### SET TASK
In the entries below, find the line containing "Convert this chart to matplotlib code." and the line containing "ax.set_facecolor(BG)". Copy those two lines and everything between them exactly, without the pictures.

### RECORD LIST
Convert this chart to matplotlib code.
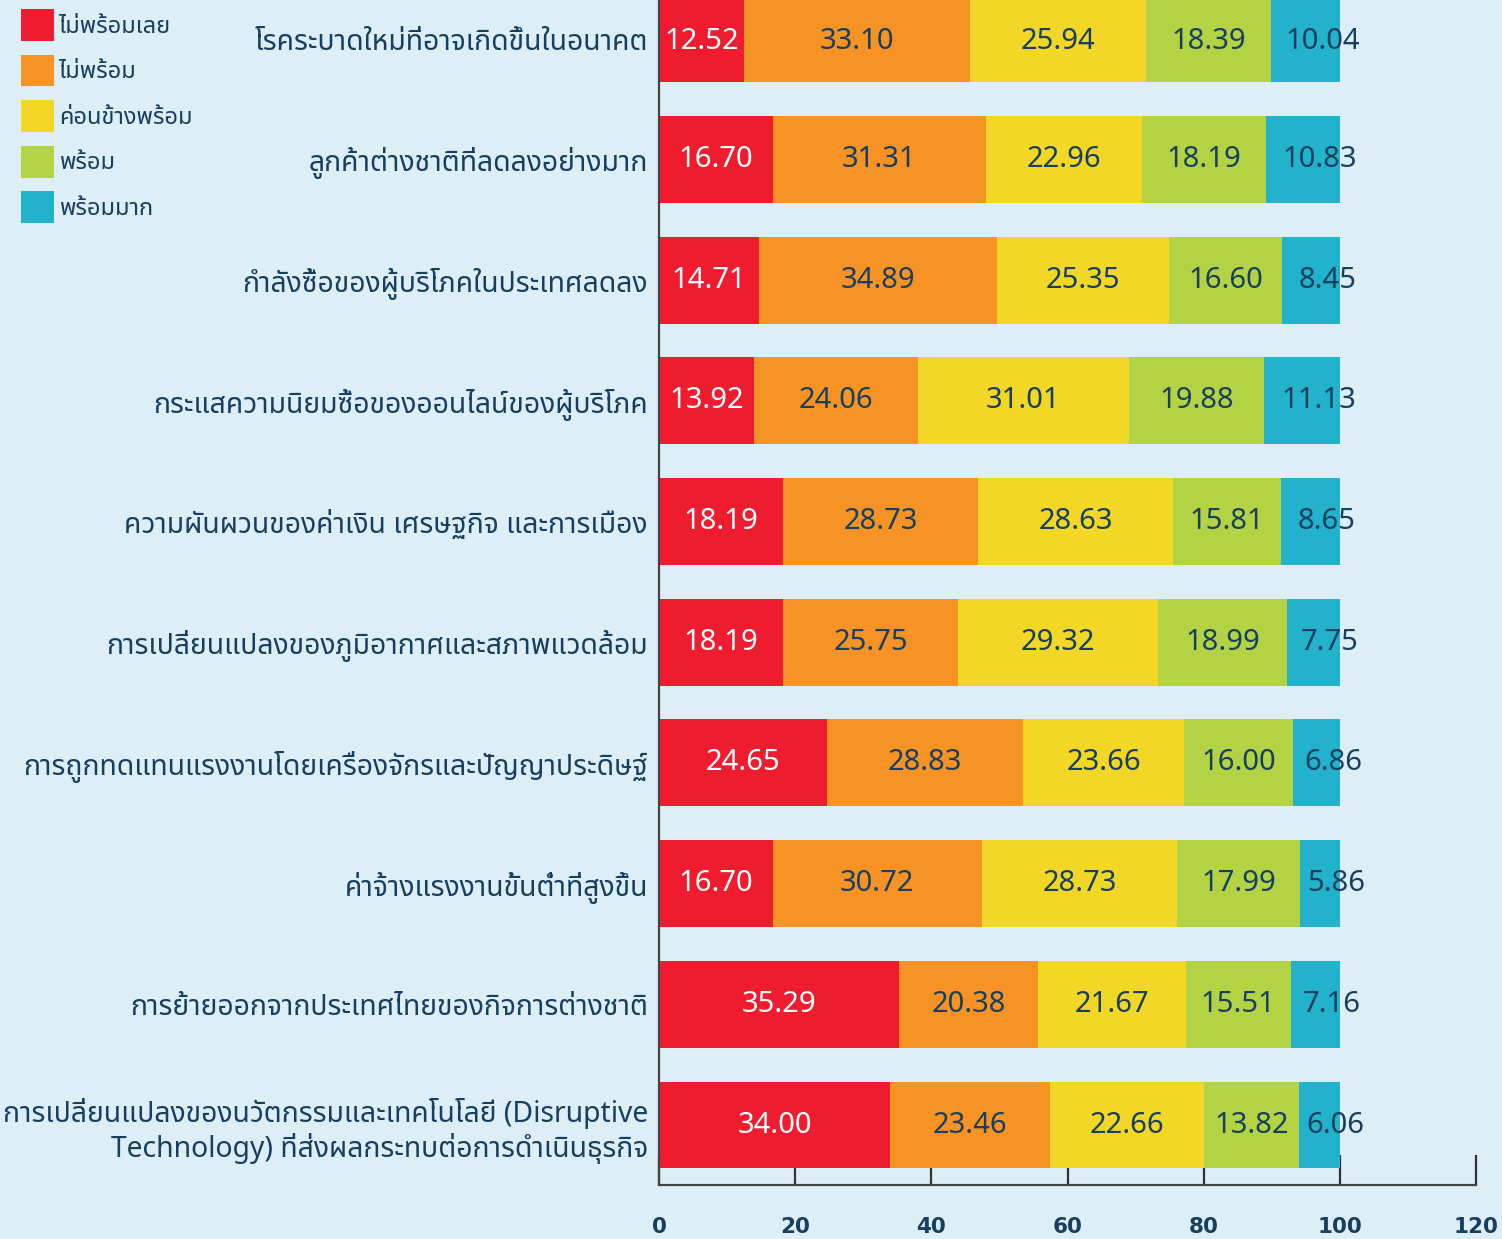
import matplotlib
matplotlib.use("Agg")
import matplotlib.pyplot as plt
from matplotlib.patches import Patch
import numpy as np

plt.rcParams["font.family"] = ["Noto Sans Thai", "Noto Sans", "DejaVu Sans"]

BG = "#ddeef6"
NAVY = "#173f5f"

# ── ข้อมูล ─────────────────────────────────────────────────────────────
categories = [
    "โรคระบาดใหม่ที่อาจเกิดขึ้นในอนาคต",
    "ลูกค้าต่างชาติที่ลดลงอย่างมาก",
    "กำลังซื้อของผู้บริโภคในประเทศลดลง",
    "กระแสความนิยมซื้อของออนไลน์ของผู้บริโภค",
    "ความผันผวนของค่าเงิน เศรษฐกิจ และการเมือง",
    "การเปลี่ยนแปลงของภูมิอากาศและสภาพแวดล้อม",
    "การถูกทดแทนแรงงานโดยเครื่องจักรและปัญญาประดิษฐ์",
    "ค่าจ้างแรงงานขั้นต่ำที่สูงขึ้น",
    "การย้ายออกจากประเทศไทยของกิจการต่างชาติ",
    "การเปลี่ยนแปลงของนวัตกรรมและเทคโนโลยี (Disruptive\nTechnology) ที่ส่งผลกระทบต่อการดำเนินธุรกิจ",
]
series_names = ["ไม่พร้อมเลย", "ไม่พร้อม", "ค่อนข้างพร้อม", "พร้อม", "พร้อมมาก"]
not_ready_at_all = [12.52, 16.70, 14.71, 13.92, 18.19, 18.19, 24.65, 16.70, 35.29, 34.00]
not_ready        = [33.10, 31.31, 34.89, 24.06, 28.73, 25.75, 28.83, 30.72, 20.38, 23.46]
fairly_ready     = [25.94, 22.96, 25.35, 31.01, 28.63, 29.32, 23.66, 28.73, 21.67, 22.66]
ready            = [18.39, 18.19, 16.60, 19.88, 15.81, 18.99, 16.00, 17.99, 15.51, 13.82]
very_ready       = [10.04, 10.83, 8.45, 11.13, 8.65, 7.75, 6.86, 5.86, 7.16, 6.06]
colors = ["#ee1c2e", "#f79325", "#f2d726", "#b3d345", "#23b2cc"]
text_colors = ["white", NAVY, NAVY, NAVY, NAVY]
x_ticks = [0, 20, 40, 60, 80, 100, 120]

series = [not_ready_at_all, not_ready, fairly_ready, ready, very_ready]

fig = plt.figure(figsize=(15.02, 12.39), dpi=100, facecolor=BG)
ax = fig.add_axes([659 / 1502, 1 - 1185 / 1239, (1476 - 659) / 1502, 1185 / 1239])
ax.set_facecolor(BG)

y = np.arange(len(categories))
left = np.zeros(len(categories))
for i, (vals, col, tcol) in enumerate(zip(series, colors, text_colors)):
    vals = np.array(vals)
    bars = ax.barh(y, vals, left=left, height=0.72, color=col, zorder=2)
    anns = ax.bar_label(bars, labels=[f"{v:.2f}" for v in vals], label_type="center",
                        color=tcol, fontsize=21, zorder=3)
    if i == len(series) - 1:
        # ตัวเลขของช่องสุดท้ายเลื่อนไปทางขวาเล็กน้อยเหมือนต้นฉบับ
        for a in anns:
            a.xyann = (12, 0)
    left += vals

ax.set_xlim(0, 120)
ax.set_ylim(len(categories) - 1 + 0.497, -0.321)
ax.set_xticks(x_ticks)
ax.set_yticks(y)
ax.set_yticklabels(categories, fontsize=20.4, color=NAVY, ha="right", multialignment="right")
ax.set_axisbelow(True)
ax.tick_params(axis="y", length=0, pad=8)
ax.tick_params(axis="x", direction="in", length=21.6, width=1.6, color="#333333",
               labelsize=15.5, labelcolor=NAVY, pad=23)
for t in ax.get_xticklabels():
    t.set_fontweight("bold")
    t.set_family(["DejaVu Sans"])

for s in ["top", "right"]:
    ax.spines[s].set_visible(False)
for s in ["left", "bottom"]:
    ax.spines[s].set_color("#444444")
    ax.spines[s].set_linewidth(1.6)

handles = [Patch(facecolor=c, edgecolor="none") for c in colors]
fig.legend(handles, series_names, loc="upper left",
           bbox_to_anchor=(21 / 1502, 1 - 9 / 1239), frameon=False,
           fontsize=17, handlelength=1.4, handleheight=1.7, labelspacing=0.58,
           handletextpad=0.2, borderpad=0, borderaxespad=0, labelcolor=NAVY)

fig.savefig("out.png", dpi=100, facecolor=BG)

==

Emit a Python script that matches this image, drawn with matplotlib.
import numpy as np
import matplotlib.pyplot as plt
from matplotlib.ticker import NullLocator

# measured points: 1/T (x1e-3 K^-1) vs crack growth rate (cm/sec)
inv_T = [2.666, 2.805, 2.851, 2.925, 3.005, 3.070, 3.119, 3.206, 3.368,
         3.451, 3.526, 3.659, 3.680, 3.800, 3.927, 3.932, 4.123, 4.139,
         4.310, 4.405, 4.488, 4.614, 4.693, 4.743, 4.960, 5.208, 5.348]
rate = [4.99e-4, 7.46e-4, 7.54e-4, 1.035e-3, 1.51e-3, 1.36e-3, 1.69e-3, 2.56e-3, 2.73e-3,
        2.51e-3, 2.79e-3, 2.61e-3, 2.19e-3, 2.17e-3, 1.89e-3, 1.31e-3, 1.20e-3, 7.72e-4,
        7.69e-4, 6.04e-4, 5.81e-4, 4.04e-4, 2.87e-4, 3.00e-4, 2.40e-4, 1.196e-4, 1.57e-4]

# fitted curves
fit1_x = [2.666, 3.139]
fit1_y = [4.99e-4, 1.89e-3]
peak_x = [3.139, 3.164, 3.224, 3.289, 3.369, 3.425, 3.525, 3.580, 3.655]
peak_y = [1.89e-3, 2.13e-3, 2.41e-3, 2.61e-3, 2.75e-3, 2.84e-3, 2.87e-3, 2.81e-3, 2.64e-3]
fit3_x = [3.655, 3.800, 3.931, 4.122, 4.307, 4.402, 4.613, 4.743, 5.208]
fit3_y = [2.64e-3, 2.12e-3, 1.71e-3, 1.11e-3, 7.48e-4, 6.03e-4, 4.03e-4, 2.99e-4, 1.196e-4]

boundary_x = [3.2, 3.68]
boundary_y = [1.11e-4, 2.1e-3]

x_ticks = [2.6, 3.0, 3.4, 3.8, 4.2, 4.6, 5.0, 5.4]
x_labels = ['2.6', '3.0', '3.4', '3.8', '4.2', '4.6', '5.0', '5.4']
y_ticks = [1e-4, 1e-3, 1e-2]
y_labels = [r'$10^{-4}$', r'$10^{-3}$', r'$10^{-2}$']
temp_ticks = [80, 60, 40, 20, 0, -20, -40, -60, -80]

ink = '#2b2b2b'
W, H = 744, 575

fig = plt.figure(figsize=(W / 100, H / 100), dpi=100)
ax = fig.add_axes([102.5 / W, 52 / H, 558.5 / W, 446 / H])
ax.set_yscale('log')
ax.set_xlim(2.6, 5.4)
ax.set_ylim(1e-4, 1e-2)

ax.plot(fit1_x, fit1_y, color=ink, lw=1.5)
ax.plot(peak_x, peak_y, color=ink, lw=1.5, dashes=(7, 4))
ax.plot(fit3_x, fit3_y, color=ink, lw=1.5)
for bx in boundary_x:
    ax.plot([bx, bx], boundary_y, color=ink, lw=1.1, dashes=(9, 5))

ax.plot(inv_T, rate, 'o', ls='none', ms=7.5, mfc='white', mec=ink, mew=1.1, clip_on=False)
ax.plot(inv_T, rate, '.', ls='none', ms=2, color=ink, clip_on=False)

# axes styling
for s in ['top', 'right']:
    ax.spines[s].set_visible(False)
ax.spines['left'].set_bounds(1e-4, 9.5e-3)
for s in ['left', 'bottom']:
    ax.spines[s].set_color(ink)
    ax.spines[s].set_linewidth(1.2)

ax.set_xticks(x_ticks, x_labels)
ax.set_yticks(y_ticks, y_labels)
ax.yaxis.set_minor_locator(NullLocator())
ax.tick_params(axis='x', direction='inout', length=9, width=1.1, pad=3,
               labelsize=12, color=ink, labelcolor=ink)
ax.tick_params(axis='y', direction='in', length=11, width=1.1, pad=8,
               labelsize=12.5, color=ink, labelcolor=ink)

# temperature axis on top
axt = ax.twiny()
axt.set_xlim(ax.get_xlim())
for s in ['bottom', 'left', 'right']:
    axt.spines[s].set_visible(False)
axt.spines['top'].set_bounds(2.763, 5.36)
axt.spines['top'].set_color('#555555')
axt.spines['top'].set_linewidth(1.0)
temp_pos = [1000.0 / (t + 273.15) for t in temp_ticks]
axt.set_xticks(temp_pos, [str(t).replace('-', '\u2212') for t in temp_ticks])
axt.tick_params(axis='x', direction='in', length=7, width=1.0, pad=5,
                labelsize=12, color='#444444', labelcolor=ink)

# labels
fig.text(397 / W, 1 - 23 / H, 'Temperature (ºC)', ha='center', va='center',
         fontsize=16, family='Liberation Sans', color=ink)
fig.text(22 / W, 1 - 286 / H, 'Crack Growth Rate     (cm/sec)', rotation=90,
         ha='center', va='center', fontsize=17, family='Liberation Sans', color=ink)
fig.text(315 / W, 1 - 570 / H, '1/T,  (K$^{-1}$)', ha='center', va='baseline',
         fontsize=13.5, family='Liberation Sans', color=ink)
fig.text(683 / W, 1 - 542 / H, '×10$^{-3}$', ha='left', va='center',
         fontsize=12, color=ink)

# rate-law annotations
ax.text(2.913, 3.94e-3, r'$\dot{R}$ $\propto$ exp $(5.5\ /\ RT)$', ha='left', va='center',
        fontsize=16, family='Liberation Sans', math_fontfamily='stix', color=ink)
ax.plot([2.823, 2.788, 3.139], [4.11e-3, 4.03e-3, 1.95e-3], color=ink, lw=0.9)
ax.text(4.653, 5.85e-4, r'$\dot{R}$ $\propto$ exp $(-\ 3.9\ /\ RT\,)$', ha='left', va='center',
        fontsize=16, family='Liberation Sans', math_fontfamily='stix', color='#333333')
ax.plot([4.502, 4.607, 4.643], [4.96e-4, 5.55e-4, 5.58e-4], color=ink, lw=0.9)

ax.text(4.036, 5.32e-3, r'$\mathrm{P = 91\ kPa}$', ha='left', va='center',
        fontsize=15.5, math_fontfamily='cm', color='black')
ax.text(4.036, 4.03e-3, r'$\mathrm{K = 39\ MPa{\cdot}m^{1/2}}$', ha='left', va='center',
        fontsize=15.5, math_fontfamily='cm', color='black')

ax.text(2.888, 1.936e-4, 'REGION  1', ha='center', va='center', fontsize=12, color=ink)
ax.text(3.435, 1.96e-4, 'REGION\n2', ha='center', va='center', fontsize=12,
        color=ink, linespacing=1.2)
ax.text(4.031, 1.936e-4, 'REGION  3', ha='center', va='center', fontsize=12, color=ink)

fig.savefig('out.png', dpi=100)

--

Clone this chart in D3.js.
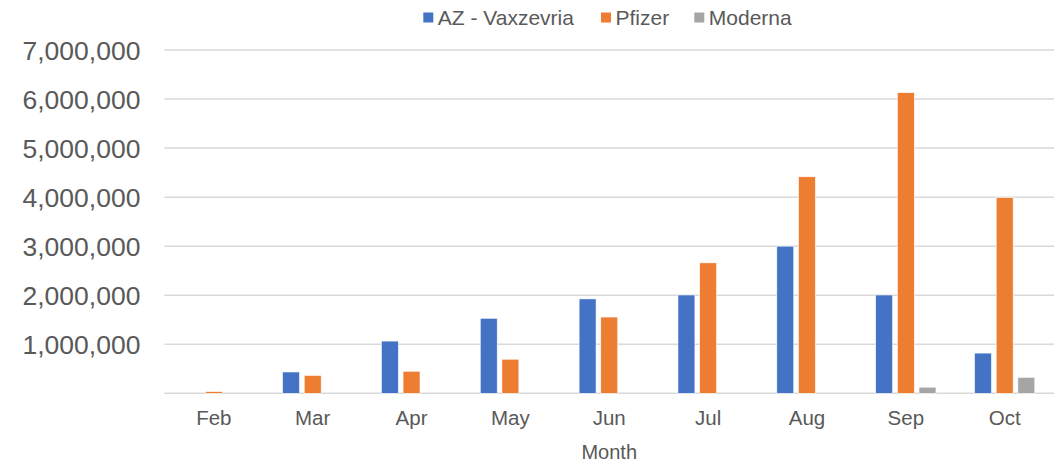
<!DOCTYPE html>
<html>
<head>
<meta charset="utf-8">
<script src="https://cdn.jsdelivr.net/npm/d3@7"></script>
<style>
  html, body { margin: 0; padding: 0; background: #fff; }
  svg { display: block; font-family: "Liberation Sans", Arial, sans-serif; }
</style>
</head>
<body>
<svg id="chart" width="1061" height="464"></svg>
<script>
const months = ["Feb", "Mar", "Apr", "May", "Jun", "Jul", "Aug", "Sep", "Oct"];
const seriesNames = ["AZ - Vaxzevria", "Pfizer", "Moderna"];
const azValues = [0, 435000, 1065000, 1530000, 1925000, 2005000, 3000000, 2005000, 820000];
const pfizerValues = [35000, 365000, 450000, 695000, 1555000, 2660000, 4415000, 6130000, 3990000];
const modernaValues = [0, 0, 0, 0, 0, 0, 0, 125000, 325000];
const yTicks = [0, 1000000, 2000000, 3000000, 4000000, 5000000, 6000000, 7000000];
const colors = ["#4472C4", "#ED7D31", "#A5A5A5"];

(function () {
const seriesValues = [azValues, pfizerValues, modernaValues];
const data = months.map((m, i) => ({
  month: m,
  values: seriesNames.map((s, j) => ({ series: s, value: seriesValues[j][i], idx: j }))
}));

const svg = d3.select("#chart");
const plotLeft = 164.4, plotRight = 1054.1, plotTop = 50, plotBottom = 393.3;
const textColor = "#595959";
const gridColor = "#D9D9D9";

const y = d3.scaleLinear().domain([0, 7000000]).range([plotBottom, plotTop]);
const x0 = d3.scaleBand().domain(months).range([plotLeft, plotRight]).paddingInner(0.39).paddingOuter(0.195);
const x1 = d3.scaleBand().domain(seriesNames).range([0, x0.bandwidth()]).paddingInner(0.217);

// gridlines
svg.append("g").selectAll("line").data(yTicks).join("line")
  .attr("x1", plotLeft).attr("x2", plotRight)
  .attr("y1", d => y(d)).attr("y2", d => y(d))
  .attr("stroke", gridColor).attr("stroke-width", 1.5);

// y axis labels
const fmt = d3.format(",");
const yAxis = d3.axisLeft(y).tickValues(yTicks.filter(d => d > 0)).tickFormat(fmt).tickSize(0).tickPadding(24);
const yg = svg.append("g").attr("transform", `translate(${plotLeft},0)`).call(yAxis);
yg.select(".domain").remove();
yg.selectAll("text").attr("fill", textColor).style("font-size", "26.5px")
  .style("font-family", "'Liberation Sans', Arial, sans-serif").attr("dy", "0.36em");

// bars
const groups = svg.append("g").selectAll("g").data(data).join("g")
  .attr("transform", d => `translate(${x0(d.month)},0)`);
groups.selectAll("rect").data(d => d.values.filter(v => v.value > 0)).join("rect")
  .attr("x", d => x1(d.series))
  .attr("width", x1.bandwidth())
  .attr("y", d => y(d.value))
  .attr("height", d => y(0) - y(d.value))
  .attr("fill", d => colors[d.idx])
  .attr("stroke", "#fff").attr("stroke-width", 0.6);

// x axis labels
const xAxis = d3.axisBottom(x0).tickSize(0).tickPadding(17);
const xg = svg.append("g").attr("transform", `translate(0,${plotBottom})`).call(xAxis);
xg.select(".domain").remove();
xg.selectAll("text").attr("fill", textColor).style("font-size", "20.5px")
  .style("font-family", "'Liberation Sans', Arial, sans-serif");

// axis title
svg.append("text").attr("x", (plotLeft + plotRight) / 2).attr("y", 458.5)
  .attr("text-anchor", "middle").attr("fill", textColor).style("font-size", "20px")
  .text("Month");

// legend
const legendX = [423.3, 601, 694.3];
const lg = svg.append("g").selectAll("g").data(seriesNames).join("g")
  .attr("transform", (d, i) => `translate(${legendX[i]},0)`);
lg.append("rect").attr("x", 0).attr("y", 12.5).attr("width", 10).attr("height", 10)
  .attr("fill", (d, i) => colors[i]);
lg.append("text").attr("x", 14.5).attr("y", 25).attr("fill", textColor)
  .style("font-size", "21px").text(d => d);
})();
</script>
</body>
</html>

### THE RESULT
Convert this chart to matplotlib code.
import matplotlib
matplotlib.use("Agg")
import matplotlib.pyplot as plt
from matplotlib.patches import Patch
import numpy as np

plt.rcParams["font.family"] = ["Noto Sans Thai", "Noto Sans", "DejaVu Sans"]

BG = "#ddeef6"
NAVY = "#173f5f"

# ── ข้อมูล ─────────────────────────────────────────────────────────────
categories = [
    "โรคระบาดใหม่ที่อาจเกิดขึ้นในอนาคต",
    "ลูกค้าต่างชาติที่ลดลงอย่างมาก",
    "กำลังซื้อของผู้บริโภคในประเทศลดลง",
    "กระแสความนิยมซื้อของออนไลน์ของผู้บริโภค",
    "ความผันผวนของค่าเงิน เศรษฐกิจ และการเมือง",
    "การเปลี่ยนแปลงของภูมิอากาศและสภาพแวดล้อม",
    "การถูกทดแทนแรงงานโดยเครื่องจักรและปัญญาประดิษฐ์",
    "ค่าจ้างแรงงานขั้นต่ำที่สูงขึ้น",
    "การย้ายออกจากประเทศไทยของกิจการต่างชาติ",
    "การเปลี่ยนแปลงของนวัตกรรมและเทคโนโลยี (Disruptive\nTechnology) ที่ส่งผลกระทบต่อการดำเนินธุรกิจ",
]
series_names = ["ไม่พร้อมเลย", "ไม่พร้อม", "ค่อนข้างพร้อม", "พร้อม", "พร้อมมาก"]
not_ready_at_all = [12.52, 16.70, 14.71, 13.92, 18.19, 18.19, 24.65, 16.70, 35.29, 34.00]
not_ready        = [33.10, 31.31, 34.89, 24.06, 28.73, 25.75, 28.83, 30.72, 20.38, 23.46]
fairly_ready     = [25.94, 22.96, 25.35, 31.01, 28.63, 29.32, 23.66, 28.73, 21.67, 22.66]
ready            = [18.39, 18.19, 16.60, 19.88, 15.81, 18.99, 16.00, 17.99, 15.51, 13.82]
very_ready       = [10.04, 10.83, 8.45, 11.13, 8.65, 7.75, 6.86, 5.86, 7.16, 6.06]
colors = ["#ee1c2e", "#f79325", "#f2d726", "#b3d345", "#23b2cc"]
text_colors = ["white", NAVY, NAVY, NAVY, NAVY]
x_ticks = [0, 20, 40, 60, 80, 100, 120]

series = [not_ready_at_all, not_ready, fairly_ready, ready, very_ready]

fig = plt.figure(figsize=(15.02, 12.39), dpi=100, facecolor=BG)
ax = fig.add_axes([659 / 1502, 1 - 1185 / 1239, (1476 - 659) / 1502, 1185 / 1239])
ax.set_facecolor(BG)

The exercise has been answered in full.